Notwithstanding his manipulative skills and tenacious willfulness, Adams knew he couldn’t control historical events. He did believe, however, that some events could be inspired. In the spring of 1775 he needed such an event, a dramatic happening that would destroy the inertia of timidity within the Continental Congress and Massachusetts's Provincial Congress, an event that would unite all the colonies “in such furious indignation … that they would never be reconciled.” [Tourtellot] When it was clear that General Gage intended to send an armed expedition through Lexington to Concord to destroy that town’s military stores, Adams saw his opportunity.

Adams and John Hancock had chosen to stay in Lexington during March and April while they attended the sessions of the Provincial Congress in Concord. Reverend Clarke accommodated them. Clarke's wife was a cousin of John Hancock. The Clarke House had been the house of Hancock's grandfather, the town minister whom Clarke had succeeded. Whether their stay there had been suggested by Adams or not, he definitely wanted to make use of Clarke's political standing. “Nobody could give Adams a more reliable appraisal of the capacity and willingness of the country people to resist any coercion from Gage.” [Tourtellot] Frequently, Adams and Clarke sat up late into the night reading and conversing. During these exchanges Adams must have taken an accurate measure of Clarke’s pervasive influence.

From "Crossing the River"

The High Whig leader rested his head against the cushioned chair back. … During Adams and Hancock’s stay Clarke had been Adams’s advisor and obliging confidant. This particular night Adams wanted much more.

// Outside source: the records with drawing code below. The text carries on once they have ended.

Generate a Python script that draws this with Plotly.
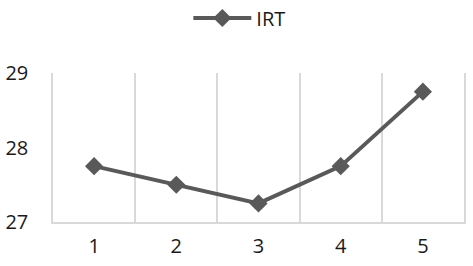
import plotly.graph_objects as go

# IRT values per category
categories = [1, 2, 3, 4, 5]
irt = [27.75, 27.5, 27.25, 27.75, 28.75]
y_ticks = [27, 28, 29]

fig = go.Figure()
fig.add_trace(go.Scatter(
    x=categories, y=irt, mode="lines+markers", name="IRT",
    line=dict(color="#595959", width=4),
    marker=dict(symbol="diamond", size=14, color="#595959"),
))

fig.update_layout(
    width=473, height=266,
    margin=dict(l=53, r=9, t=73, b=44, autoexpand=False),
    paper_bgcolor="white", plot_bgcolor="white",
    font=dict(family="Open Sans", size=20, color="#1a1a1a"),
    showlegend=True,
    legend=dict(orientation="h", x=0.506, xanchor="center", xref="container",
                y=1 - 18 / 266, yanchor="middle", yref="container",
                itemwidth=58, font=dict(size=20)),
)
fig.update_xaxes(
    range=[0.5, 5.5], tickvals=categories, showgrid=False,
    showline=True, linecolor="#d9d9d9", linewidth=1.5,
    ticks="", ticklabelstandoff=5,
    minor=dict(tickvals=[1.5, 2.5, 3.5, 4.5], showgrid=True,
               gridcolor="#d9d9d9", gridwidth=1.5),
    zeroline=False,
)
fig.update_yaxes(
    range=[27, 29], tickvals=y_ticks, showgrid=False, zeroline=False,
    showline=True, mirror=True, linecolor="#d9d9d9", linewidth=1.5,
    ticks="", ticklabelstandoff=19,
)

# drop the page's default body margin so the figure fills the window
fig.write_html("out.html", config={"displayModeBar": False},
               post_script="document.body.style.margin='0';")
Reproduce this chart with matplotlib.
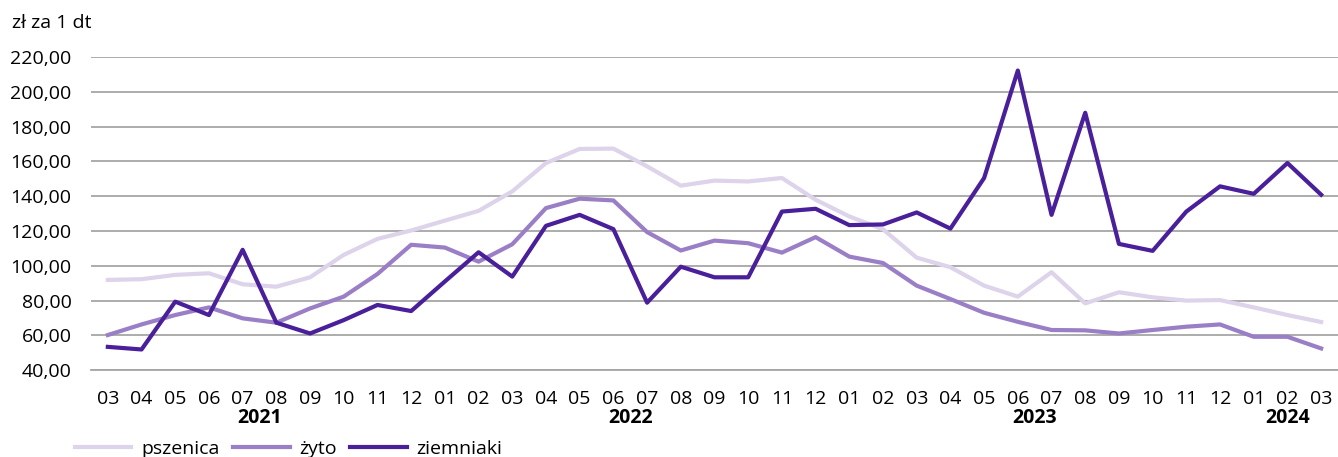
import matplotlib.pyplot as plt
from matplotlib.ticker import FuncFormatter

months = ["03", "04", "05", "06", "07", "08", "09", "10", "11", "12",
          "01", "02", "03", "04", "05", "06", "07", "08", "09", "10", "11", "12",
          "01", "02", "03", "04", "05", "06", "07", "08", "09", "10", "11", "12",
          "01", "02", "03"]
years = ["2021", "2022", "2023", "2024"]
year_centers = [4.5, 15.5, 27.5, 35]

pszenica = [91.9, 92.3, 94.8, 95.7, 89.4, 88.0, 93.4, 106.3, 115.5, 120.3,
            126.0, 131.6, 142.8, 159.1, 167.2, 167.4, 157.2, 146.1, 149.0, 148.5, 150.5, 138.0,
            128.4, 121.0, 104.7, 99.2, 88.6, 82.3, 96.3, 78.4, 84.8, 81.9, 80.0, 80.3,
            76.1, 71.7, 67.7]
zyto = [60.2, 66.3, 71.7, 76.1, 69.8, 67.3, 75.5, 82.3, 95.3, 112.1,
        110.5, 102.4, 112.4, 133.2, 138.6, 137.6, 119.4, 108.8, 114.5, 113.0, 107.6, 116.5,
        105.3, 101.6, 88.6, 80.9, 73.0, 67.8, 63.1, 62.9, 61.1, 63.1, 65.0, 66.3,
        59.2, 59.2, 52.5]
ziemniaki = [53.4, 51.9, 79.4, 71.7, 109.2, 67.3, 61.1, 68.8, 77.5, 74.0,
             91.0, 107.8, 93.8, 123.0, 129.3, 121.1, 78.8, 99.5, 93.4, 93.4, 131.2, 132.8,
             123.4, 123.8, 130.7, 121.4, 150.5, 212.3, 129.3, 188.0, 112.6, 108.6, 131.2, 145.7,
             141.4, 159.1, 140.9]

plt.rcParams['font.family'] = ['Open Sans', 'DejaVu Sans']
FS = 14

fig = plt.figure(figsize=(13.38, 4.57), dpi=100)
ax = fig.add_axes([0.068, 0.19, 0.932, 0.685])

x = range(len(months))
ax.plot(x, pszenica, color="#DDD3EA", lw=3, label="pszenica")
ax.plot(x, zyto, color="#9A7EC6", lw=3, label="żyto")
ax.plot(x, ziemniaki, color="#4A1F9A", lw=3, label="ziemniaki")

ax.set_xlim(-0.5, len(months) - 0.5)
ax.set_ylim(40, 220)
ax.set_yticks(range(40, 221, 20))
ax.yaxis.set_major_formatter(FuncFormatter(lambda v, p: f"{v:.2f}".replace(".", ",")))
ax.grid(axis="y", color="#A6A6A6", lw=1.3)
ax.set_axisbelow(True)
for s in ["top", "right", "left"]:
    ax.spines[s].set_visible(False)
ax.spines["bottom"].set_color("#A6A6A6")
ax.spines["bottom"].set_linewidth(1.3)

ax.set_xticks(list(x))
ax.set_xticklabels(months)
ax.tick_params(axis="both", length=0, labelsize=FS, colors="black")
ax.tick_params(axis="x", pad=14)
ax.tick_params(axis="y", pad=14)

for yr, c in zip(years, year_centers):
    ax.text(c, -0.153, yr, transform=ax.get_xaxis_transform(), ha="center", va="center",
            fontsize=FS, fontweight="bold")

fig.text(0.009, 0.95, "zł za 1 dt", fontsize=FS, va="center")

fig.legend(loc="lower left", bbox_to_anchor=(0.043, -0.04), ncol=3, frameon=False,
           fontsize=FS, handlelength=2.9, columnspacing=0.7, handletextpad=0.5)

fig.savefig("out.png", dpi=100)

“So, Samuel, once again you will have your Tea Act.”

“Your meaning, Jonas?” Adams answered, not the least surprised at the Reverend’s insight.

The minister placed the book he had been about to read on the circular table next to his chair. He covered his yawning mouth. “You will devise a way to capitalize on this forthcoming invasion.” He crossed his left leg over his right, placed his huge hands on his left knee.

“An opportunity our timorous friends who assemble at Concord would forfeit!    We do not need finely-worded resolutions! We need an event, Jonas, that will enflame the passions of our people, an event that will embolden, nay compel, every half-way patriot to one course of action!”

Red fissures in the bottom log snapped.

Independence, Samuel, can only be obtained by force. What precisely would you have happen that would inspire the most cautious of our people to fight?”

He knows. Am I surprised? I am not. But I will say it. And he will agree. “Martyrs, Jonas. A dozen martyrs.”



Reverend Clarke had summoned John Parker to his house after midnight. Thereafter, Parker had met with his men. Their majority decision had been not to muster on the common but to gather where they would not be “discovered.” Parker met a second time with Clarke, with Adams likely attending. Later, when John Hancock walked to the village common to interact with Parker’s militiamen, Sam Adams accompanied him. Adams and Clarke had had both the time and the opportunity to change Parker's mind about how the captain’s men were to be employed.